The story of Quadsaw

The story of Quadsaw

Professional Builder hears the remarkable story of Quadsaw inventor Michael Sebhatu.

As any prospective inventor will know, successfully bringing a product to market requires huge levels of determination, industry and labour, qualities that were forged in Michael Sebhatu in one of the bloodiest and longest running conflicts of modern times. The Eritrean-born tradesman who’s behind the Quadsaw first began to develop his time-saving tool for cutting socket boxes when working as a kitchen fitter in the UK, but the story begins much earlier, in the Horn of Africa. “I actually came up with the idea for the Quadsaw eight years ago, so it’s been a long road to get where we are now,” explains Michael. But that’s a passage in time which is nothing compared to his own journey.

In a society where only subsistence farming stands between survival and starvation, necessity really is the mother of invention, and it was that stark schooling that would first shape Michael’s resourcefulness and resolve. “My father was always trying to improve his working methods, and tinkering with machines became a way of life for us, so it was something that I was fascinated by from an early age. That was the inspiration for my interest in engineering and it’s why I have studied it both in Africa and in this country – that’s why I was so confident I could realise the Quadsaw concept.”

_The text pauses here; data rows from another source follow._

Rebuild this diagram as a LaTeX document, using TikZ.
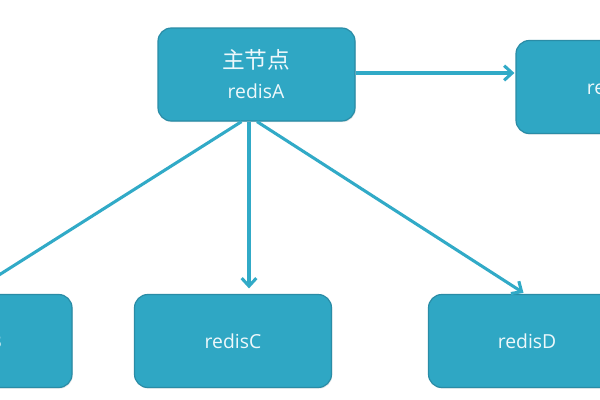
\documentclass[tikz,border=0pt]{standalone}
\usepackage{fontspec}
\setmainfont{Open Sans}
\newfontfamily\cjk{Noto Sans CJK SC}
\usetikzlibrary{arrows.meta,calc,shadows}
\definecolor{boxfill}{HTML}{2FA7C4}
\definecolor{boxline}{HTML}{2A8CA6}
\definecolor{linkc}{HTML}{31AAC7}
\definecolor{txt}{HTML}{EEF8FB}
\begin{document}
\begin{tikzpicture}[x=0.75pt,y=-0.75pt,
  box/.style={draw=boxline,line width=0.9pt,fill=boxfill,rounded corners=10pt,
    minimum width=147.75pt,minimum height=69.75pt,inner sep=0pt,text=txt,
    font=\fontsize{14.5}{17}\selectfont,
    drop shadow={opacity=0.18,shadow xshift=0.6pt,shadow yshift=-0.9pt}},
  lbl/.style={text=txt,inner sep=0pt},
  link/.style={draw=linkc,line width=2.3pt,-{Straight Barb[length=6pt,width=11pt]}}]
\useasboundingbox (0,0) rectangle (600,400);
\clip (0,0) rectangle (600,400);
\fill[white] (0,0) rectangle (600,400);
% boxes
\node[box] (A) at (256.5,74.5) {};
\node[lbl,font=\cjk\fontsize{17}{19}\selectfont] (Acn) at (256,60) {主节点};
\node[lbl,font=\fontsize{14.5}{17}\selectfont] (Aen) at (256,91) {redisA};
\node[box] (E) at (614.5,87) {redisE};
\node[box] (B) at (-26.5,341) {redisB};
\node[box] (C) at (233,341) {redisC};
\node[box] (D) at (527,341) {redisD};
% connectors
\draw[link] ($(A.east)+(0,-1.5)$) -- ($(E.west)+(-1,-14)$);
\draw[link] ($(A.south)+(-7.5,0)$) -- ($(C.north)+(16,-5.5)$);
\draw[link] ($(A.south)+(0.5,0)$) -- ($(D.north)+(-3.5,-1)$);
\draw[link] ($(A.south)+(-15,0)$) -- ($(B.north)+(3.5,-5)$);
\end{tikzpicture}
\end{document}
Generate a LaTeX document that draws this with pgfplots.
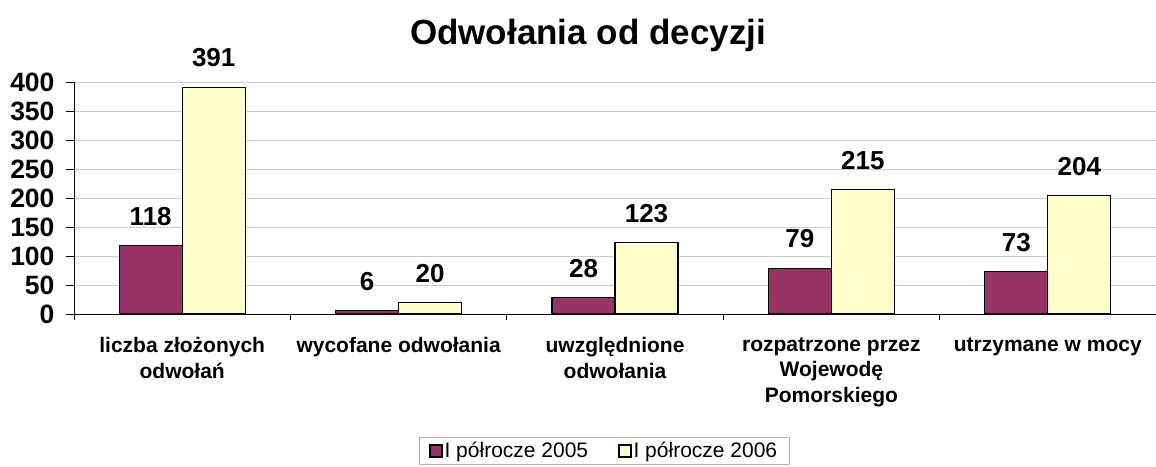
\documentclass[border=0pt]{standalone}
\usepackage{fontspec}
\setmainfont{Liberation Sans}
\usepackage{pgfplots}
\pgfplotsset{compat=1.18}
\definecolor{cA}{HTML}{993366}
\definecolor{cB}{HTML}{FFFFCC}
\begin{document}
\begin{tikzpicture}[x=1pt,y=1pt]
\path[use as bounding box] (0,0) rectangle (1156,466);
\node[font=\fontsize{35}{40}\selectfont\bfseries] at (588,431) {Odwołania od decyzji};
\begin{axis}[
  at={(74pt,152pt)}, anchor=south west,
  scale only axis, width=1082pt, height=232pt,
  ymin=0, ymax=400, xmin=-0.5, xmax=4.5,
  ytick={0,50,...,400},
  ymajorgrids, grid style={gray!40, line width=0.6pt},
  axis x line*=bottom, axis y line*=left,
  axis line style={black, line width=0.8pt},
  separate axis lines,
  x axis line style={-}, y axis line style={-},
  xtick={0,1,2,3,4},
  xticklabels={{liczba złożonych\\odwołań},{wycofane odwołania},{uwzględnione\\odwołania},{rozpatrzone przez\\Wojewodę\\Pomorskiego},{utrzymane w mocy}},
  minor xtick={-0.5,0.5,1.5,2.5,3.5,4.5},
  tick align=outside,
  major x tick style={draw=none},
  minor tick length=6pt, major tick length=8pt,
  tick style={black, line width=0.8pt},
  xticklabel style={font=\fontsize{21}{25.5}\selectfont\bfseries, align=center, yshift=-12pt, anchor=north},
  yticklabel style={font=\fontsize{26.5}{28}\selectfont\bfseries, xshift=-8pt},
  /pgf/number format/assume math mode=true,
  ybar=0pt, bar width=63pt,
  nodes near coords,
  every node near coord/.append style={font=\fontsize{26}{28}\selectfont\bfseries, yshift=16pt},
  legend columns=2,
  legend style={at={(0.49,-0.59)}, anchor=center, draw=gray!60, line width=0.8pt,
    font=\fontsize{21}{24}\selectfont, inner xsep=10pt, inner ysep=3pt,
    /tikz/every even column/.append style={column sep=28pt}},
  legend image code/.code={\draw[#1, draw=black, line width=1.4pt] (1pt,-6pt) rectangle (13pt,6pt);},
]
\addplot[fill=cA, draw=black, line width=1.2pt] coordinates {(0,118) (1,6) (2,28) (3,79) (4,73)};
\addplot[fill=cB, draw=black, line width=1.2pt] coordinates {(0,391) (1,20) (2,123) (3,215) (4,204)};
\legend{I półrocze 2005, I półrocze 2006}
\end{axis}
\end{tikzpicture}
\end{document}
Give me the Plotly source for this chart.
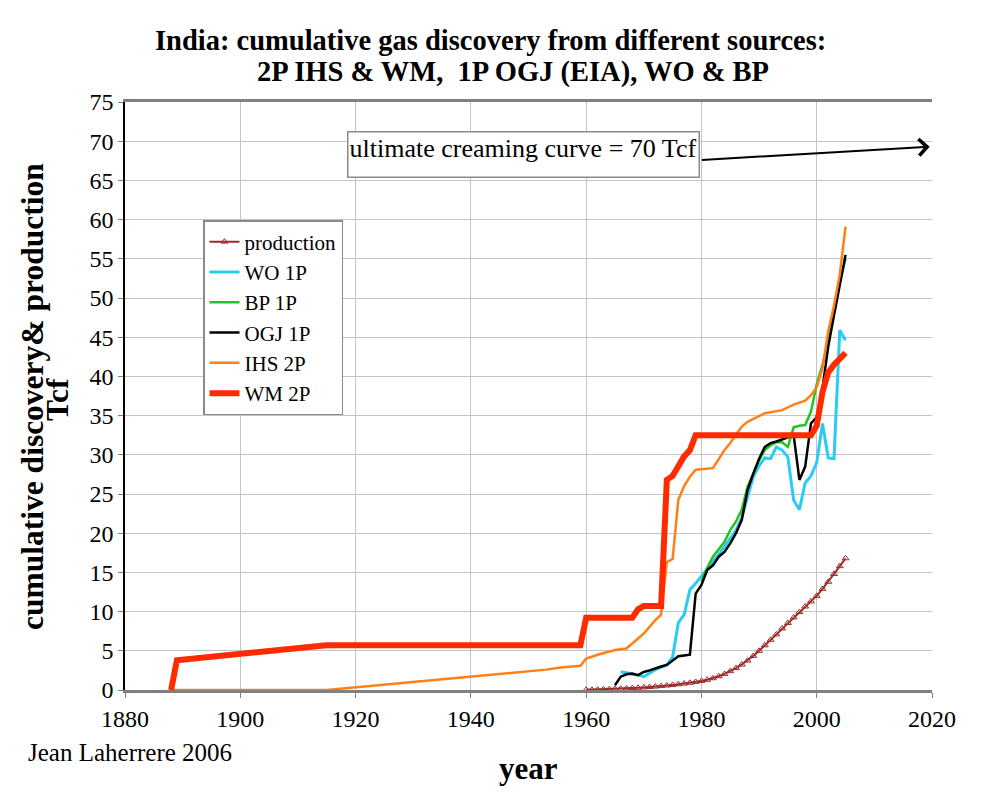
import plotly.graph_objects as go

# ---------------- data ----------------
prod_years = list(range(1960, 2006))
prod_vals = [0.02, 0.04, 0.06, 0.08, 0.10, 0.13, 0.16, 0.20, 0.24, 0.28,
             0.33, 0.38, 0.44, 0.50, 0.57, 0.65, 0.73, 0.82, 0.92, 1.03,
             1.15, 1.30, 1.50, 1.75, 2.05, 2.40, 2.80, 3.25, 3.75, 4.35,
             5.00, 5.70, 6.40, 7.10, 7.85, 8.55, 9.25, 9.95, 10.65, 11.30,
             12.00, 12.90, 13.80, 14.80, 15.80, 16.80]

wo_years = [1966, 1967, 1968, 1969, 1970, 1971, 1972, 1973, 1974, 1975, 1976, 1977,
            1978, 1979, 1980, 1981, 1982, 1983, 1984, 1985, 1986, 1987, 1988, 1989,
            1990, 1991, 1992, 1993, 1994, 1995, 1996, 1997, 1998, 1999, 2000, 2001,
            2002, 2003, 2004, 2005]
wo_vals = [2.3, 2.2, 2.0, 1.9, 1.7, 2.2, 2.6, 2.9, 3.2, 4.2, 8.6, 9.6,
           12.8, 13.6, 14.5, 15.5, 16.4, 17.3, 18.3, 19.4, 20.4, 22.0, 24.7, 27.2,
           28.6, 29.6, 29.5, 31.0, 30.6, 29.7, 24.2, 23.0, 26.4, 27.3, 29.0, 34.0,
           29.6, 29.5, 45.9, 44.6]

bp_years = [1980, 1981, 1982, 1983, 1984, 1985, 1986, 1987, 1988, 1989, 1990,
            1991, 1992, 1993, 1994, 1995, 1996, 1997, 1998, 1999, 2000, 2001,
            2002, 2003, 2004, 2005]
bp_vals = [13.8, 15.6, 17.0, 18.0, 18.9, 20.4, 21.5, 23.0, 25.9, 27.6, 29.3,
           30.6, 31.2, 31.6, 31.6, 31.0, 33.5, 33.7, 33.8, 35.5, 39.0, 41.5,
           44.5, 48.5, 52.0, 55.0]

ogj_years = [1965, 1966, 1967, 1968, 1969, 1970, 1971, 1972, 1973, 1974, 1975, 1976,
             1977, 1978, 1979, 1980, 1981, 1982, 1983, 1984, 1985, 1986, 1987, 1988,
             1989, 1990, 1991, 1992, 1993, 1994, 1995, 1996, 1997, 1998, 1999, 2000,
             2001, 2002, 2003, 2004, 2005]
ogj_vals = [0.6, 1.7, 2.0, 2.1, 1.9, 2.3, 2.5, 2.8, 3.0, 3.2, 3.8, 4.3,
            4.4, 4.5, 12.3, 13.4, 15.3, 15.9, 17.0, 17.6, 18.7, 20.0, 21.7, 25.5,
            27.6, 29.5, 31.0, 31.5, 31.7, 32.0, 32.3, 32.5, 26.8, 28.5, 34.0, 34.8,
            38.5, 43.8, 47.8, 51.5, 55.5]

ihs_years = [1888, 1915, 1953, 1956, 1959, 1960, 1962, 1965, 1967, 1969, 1970, 1972,
             1973, 1974, 1975, 1976, 1977, 1978, 1979, 1982, 1984, 1985, 1987, 1988,
             1991, 1994, 1996, 1998, 1999, 2000, 2001, 2002, 2003, 2004, 2005]
ihs_vals = [0.0, 0.0, 2.6, 2.9, 3.1, 4.0, 4.5, 5.1, 5.3, 6.6, 7.2, 8.9,
            9.6, 16.3, 16.7, 24.3, 26.0, 27.2, 28.1, 28.3, 30.6, 31.5, 33.6, 34.2,
            35.3, 35.7, 36.4, 36.9, 37.6, 38.6, 41.0, 45.8, 49.0, 53.0, 59.1]

wm_years = [1888, 1889, 1915, 1959, 1960, 1968, 1969, 1970, 1973, 1974, 1975, 1976,
            1977, 1978, 1979, 1999, 2000, 2001, 2002, 2003, 2004, 2005]
wm_vals = [0.0, 3.8, 5.7, 5.7, 9.2, 9.2, 10.3, 10.7, 10.7, 26.8, 27.3, 28.5,
           29.8, 30.6, 32.5, 32.5, 33.7, 38.0, 40.5, 41.5, 42.4, 43.0]

x_ticks = [1880, 1900, 1920, 1940, 1960, 1980, 2000, 2020]
y_ticks = list(range(0, 80, 5))

SERIF = "Liberation Serif, Times New Roman, serif"

# page geometry: the page body has an 8px margin, so the figure is shifted
OFF = 8
W, H = 997 - OFF, 794 - OFF
# plot area in page pixels
L, R, T, B = 125, 932, 102, 690
PW, PH = R - L, B - T


def px(xp):
    return (xp - L) / PW


def py(yp):
    return (B - yp) / PH


fig = go.Figure()

fig.add_trace(go.Scatter(x=prod_years, y=prod_vals, name="production",
                         mode="lines+markers",
                         line=dict(color="#9e2a2a", width=2),
                         marker=dict(symbol="triangle-up-open", size=6,
                                     color="#9e2a2a", line=dict(width=1))))
fig.add_trace(go.Scatter(x=wo_years, y=wo_vals, name="WO 1P", mode="lines",
                         line=dict(color="#29ccf5", width=3)))
fig.add_trace(go.Scatter(x=bp_years, y=bp_vals, name="BP 1P", mode="lines",
                         line=dict(color="#22c322", width=2.5)))
fig.add_trace(go.Scatter(x=ogj_years, y=ogj_vals, name="OGJ 1P", mode="lines",
                         line=dict(color="#000000", width=2.5)))
fig.add_trace(go.Scatter(x=ihs_years, y=ihs_vals, name="IHS 2P", mode="lines",
                         line=dict(color="#ff8016", width=2.5)))
fig.add_trace(go.Scatter(x=wm_years, y=wm_vals, name="WM 2P", mode="lines",
                         line=dict(color="#ff2a00", width=6)))

fig.update_layout(
    width=W, height=H,
    margin=dict(l=L - OFF, r=997 - R, t=T - OFF, b=794 - B, autoexpand=False),
    paper_bgcolor="white", plot_bgcolor="white",
    font=dict(family=SERIF, color="black", size=20),
    showlegend=True,
    legend=dict(x=px(203), y=py(220), xanchor="left", yanchor="top",
                bgcolor="white", bordercolor="#8a8a8a", borderwidth=1.5,
                font=dict(family=SERIF, size=21, color="black"),
                tracegroupgap=0, itemwidth=30,
                entrywidth=140, entrywidthmode="pixels"),
    xaxis=dict(range=[1880, 2020], tickvals=x_ticks,
               ticktext=[str(v) for v in x_ticks],
               showgrid=True, gridcolor="#c4c4c4", gridwidth=1,
               showline=True, linecolor="#808080", linewidth=2.5, mirror=True,
               ticks="outside", ticklen=5, tickcolor="#808080",
               tickfont=dict(family=SERIF, size=24), zeroline=False),
    yaxis=dict(range=[0, 75], tickvals=y_ticks,
               ticktext=[str(v) for v in y_ticks],
               showgrid=True, gridcolor="#c4c4c4", gridwidth=1,
               showline=True, linecolor="black", linewidth=1.5,
               ticks="outside", ticklen=5, tickcolor="#808080",
               tickfont=dict(family=SERIF, size=24), zeroline=False),
)

annots = [
    dict(text="<b>India: cumulative gas discovery from different sources:</b>",
         xref="paper", yref="paper", x=px(490), y=py(40),
         xanchor="center", yanchor="middle", showarrow=False,
         font=dict(family=SERIF, size=28.5)),
    dict(text="<b>2P IHS & WM,  1P OGJ (EIA), WO & BP</b>",
         xref="paper", yref="paper", x=px(513), y=py(72),
         xanchor="center", yanchor="middle", showarrow=False,
         font=dict(family=SERIF, size=28.5)),
    dict(text="<b>cumulative discovery& production</b>",
         xref="paper", yref="paper", x=px(32), y=py(397),
         xanchor="center", yanchor="middle", showarrow=False, textangle=-90,
         font=dict(family=SERIF, size=31.5)),
    dict(text="<b>Tcf</b>",
         xref="paper", yref="paper", x=px(57), y=py(400),
         xanchor="center", yanchor="middle", showarrow=False, textangle=-90,
         font=dict(family=SERIF, size=31.5)),
    dict(text="<b>year</b>", xref="paper", yref="paper",
         x=px(528), y=py(768),
         xanchor="center", yanchor="middle", showarrow=False,
         font=dict(family=SERIF, size=31)),
    dict(text="Jean Laherrere 2006", xref="paper", yref="paper",
         x=px(26), y=py(752),
         xanchor="left", yanchor="middle", showarrow=False,
         font=dict(family=SERIF, size=25)),
    dict(text="ultimate creaming curve = 70 Tcf", xref="x", yref="y",
         x=1949.2, y=68.3, xanchor="center", yanchor="middle", showarrow=False,
         width=348, height=42, align="left", valign="top",
         bgcolor="white", bordercolor="#8a8a8a", borderwidth=1.5, borderpad=1,
         font=dict(family=SERIF, size=26)),
    dict(text="", xref="x", yref="y", x=2019.6, y=69.3,
         axref="x", ayref="y", ax=1979.8, ay=67.6,
         showarrow=True, arrowhead=4, arrowsize=1.6, arrowwidth=2,
         arrowcolor="black"),
]
fig.update_layout(annotations=annots)

fig.write_html("out.html")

Even in the context of a continent that has been all too often scarred by conflict, the cruelty and futility of the 20-year war between Ethiopia and Eritrea is remarkable for its ferocity. Despite the continuing intensification of hostilities Michael was attend school in Asmara, and would subsequently escape his ravaged homeland to join his brother in Ethiopia, who was already running a successful engineering business. “The long war reduced my country to ashes and the only thing we could do was leave,” recalls Michael, but his adopted home would not prove to be the safe haven he had hoped. “It was in Ethiopia that I would become a fully qualified engineer, but that country also had national service, and when I came of age I got the call up. Returning to Eritrea as a soldier, and fighting my own people, was not something I could reconcile so I had no choice but to flee once again.”

The inspiration for Quadsaw

Michael set out on the long journey by foot to Kenya but the authorities there, already struggling to cope with an escalating refugee crisis, refused to take him in. After a year evading deportation, he was then able to raise the considerable sums for a passage to England, where he would successfully claim asylum, and continued to study engineering, and also gained a Masters in product development. “Eventually, I settled into kitchen design and fitting, installing some pretty high spec units in and around the London area and it was when pursuing this trade that the spark for the Quadsaw would be lit.”

Any tradesperson will confess that there are those regular jobs on site that just don’t feel right – they just take too long or you’re never quite happy with the finish. For Michael, cutting socket boxes was certainly in that category and he always felt that there could be a better way. Given the 51-year-old’s engineering background, he was in a position to do something about it.

“I was actually on a very expensive converted barn property, where the electrician was using a pad saw to cut through the plaster. It was a method that was at odds with the quality of the workmanship on the project as a whole and, watching him just hack away at it, my first thought was why not use a tool that cuts square? It was then that I set about designing one. Of course, when you’re working full time, it’s not easy to devote whatever spare hours you might have, and eventually it became clear that if I was going to develop a workable solution I would need to exclusively dedicate myself to the Quadsaw, and that’s what I’ve done. Once I had a prototype, and could prove that it was a viable product, we could attract investment and move to manufacturing.”

What Michael would ultimately design would be an attachment to a drill with a 13mm chuck which, using patented technology, converts the power tool’s circular motion into a linear one, that cuts in four planes at once. The set of six blades supplied with the tool means you can easily switch between cutting single (75 x 75mm) and double (75 x 15mm) socket boxes and, because it cuts to a prescribed depth, the chances of inadvertently cutting concealed wires or pipes are greatly reduced. The real advantage, of course, is the quality of the finish. Because there’s no need to hide the mess you may have made with a saw, a clean and accurate cut means you can fit light switches and sockets that sit flush with the wall – there’s no more making good and greatly reduced snagging.

“It’s about getting the kind of result that the job as a whole deserves,” says Michael, “but it’s also about time. That’s why the blades can be very quickly changed simply by pressing a button and releasing the blade – it literally takes seconds. At every stage of the design we’ve ensured that user friendliness is paramount and, because you’re not producing ragged holes, it also limits dust. It’s a tool that’s been developed by someone with specific experience of the problem that it solves – and that’s why it will find its way into the toolbox of a whole range of tradespeople.”